Principle:Nautechsystems Nautilus trader Data Configuration Schema
| Field | Value |
|---|---|
| sources | https://github.com/nautechsystems/nautilus_trader, https://nautilustrader.io/docs/ |
| domains | backtesting, data-management, configuration-management |
| last_updated | 2026-02-10 12:00 GMT |
Overview
A Data Configuration Schema defines a declarative specification for describing which market data sets to load, how to filter them, and over what time range to apply them during a backtest simulation.
Description
A backtest engine requires historical market data -- quotes, trades, bars, order book snapshots -- to drive its simulation. Rather than having users write imperative data-loading code that manually opens catalogs, constructs queries, and feeds data into the engine, a data configuration schema captures all data-sourcing parameters in a single, serializable structure.

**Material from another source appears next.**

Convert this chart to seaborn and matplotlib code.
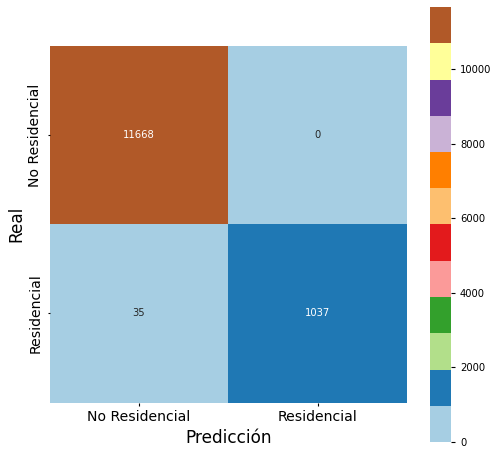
import matplotlib
matplotlib.use("Agg")
import matplotlib.pyplot as plt
import numpy as np
import seaborn as sns

etiquetas = ["No Residencial", "Residencial"]
no_residencial = [11668, 0]
residencial = [35, 1037]

matriz = np.array([no_residencial, residencial])

fig = plt.figure(figsize=(4.97, 4.55), dpi=100)
ax = fig.add_axes([49.8 / 497, 1 - 402.7 / 455, 357 / 497, 357 / 455])
cax = fig.add_axes([430 / 497, 1 - 442 / 455, 21 / 497, 435 / 455])

sns.heatmap(matriz, annot=True, fmt="d", cmap="Paired", square=True, ax=ax, cbar_ax=cax,
            annot_kws={"size": 7.2}, xticklabels=etiquetas, yticklabels=etiquetas)

ax.set_xlabel("Predicción", fontsize=12.2)
ax.set_ylabel("Real", fontsize=12.2)
ax.xaxis.labelpad = 3.5
ax.yaxis.labelpad = 2.5
ax.tick_params(axis="x", labelsize=10.1, length=1.8)
ax.tick_params(axis="y", labelsize=10.1, length=1.8)
cax.tick_params(labelsize=7.2, length=3)

fig.savefig("out.png", dpi=100)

This approach solves several fundamental problems:
- Decoupling data selection from engine logic -- The schema describes what data is needed (type, instrument, time range) while the engine handles how to load and replay it.
- Catalog abstraction -- The schema references a data catalog by path and optional filesystem protocol, supporting local, S3, or other storage backends transparently.
- Multi-data-type composition -- A single backtest can combine multiple data configuration schemas, each specifying a different data type (quotes, bars, order book deltas) for different instruments or time ranges.
- Time windowing -- Start and end times allow precise control over the data window without modifying the underlying catalog.
- Filtering -- Additional filter expressions (PyArrow-compatible) enable fine-grained selection beyond instrument and time.
Key dimensions of a data configuration schema:
- Catalog location -- Path to the data catalog and optional filesystem protocol/storage options.
- Data class -- The fully qualified type name of the data to load (e.g., quotes, trades, bars).
- Instrument identification -- One or more instrument IDs, or bar type specifications, to select from the catalog.
- Time boundaries -- Start and end timestamps (ISO 8601 or UNIX nanoseconds) bounding the data window.
- Filter expression -- An optional PyArrow-compatible filter for additional row-level filtering.
- Client ID -- Optional client association for the data stream.
Usage
Use the Data Configuration Schema principle whenever you need to:
- Specify which historical data sets to load for a backtest run.
- Combine multiple data types (bars, quotes, order book data) for the same or different instruments.
- Apply time window boundaries to limit data to a specific period.
- Work with data catalogs on different storage backends (local, S3, GCS).
- Ensure data selection parameters are reproducible and version-controllable.
Theoretical Basis
The Data Configuration Schema follows the query specification pattern, where a data request is described as a structured object that can be validated, composed, and executed later. This is analogous to building a database query as a data structure before execution.
Pseudocode for a generic data configuration schema:
DataConfig:
catalog_path : string # Path to data catalog
data_cls : string # Fully qualified data type name
instrument_id : InstrumentId | None # Single instrument filter
instrument_ids : list[InstrumentId] | None # Multi-instrument filter
start_time : datetime | int | None # Start of data window
end_time : datetime | int | None # End of data window
filter_expr : string | None # Additional filter expression
bar_spec : string | None # Bar specification (for bar data)
bar_types : list[string] | None # Explicit bar type list
fs_protocol : string | None # Filesystem protocol
fs_options : map | None # Filesystem storage options
Query construction pseudocode:
BUILD_QUERY(config):
identifiers = []
IF config.data_cls is Bar:
IF config.bar_types is not None:
identifiers = config.bar_types
ELSE IF config.instrument_id AND config.bar_spec:
identifiers = ["{instrument_id}-{bar_spec}-EXTERNAL"]
ELSE IF config.instrument_ids AND config.bar_spec:
FOR EACH id IN config.instrument_ids:
identifiers.append("{id}-{bar_spec}-EXTERNAL")
IF identifiers is empty:
IF config.instrument_id:
identifiers = [config.instrument_id]
ELSE IF config.instrument_ids:
identifiers = config.instrument_ids
RETURN Query(
data_cls = resolve(config.data_cls),
identifiers = identifiers,
start = config.start_time,
end = config.end_time,
filter_expr = parse(config.filter_expr),
)
The schema is consumed by a data loading layer that translates it into catalog queries, resolves the data type, and streams the results into the backtest engine.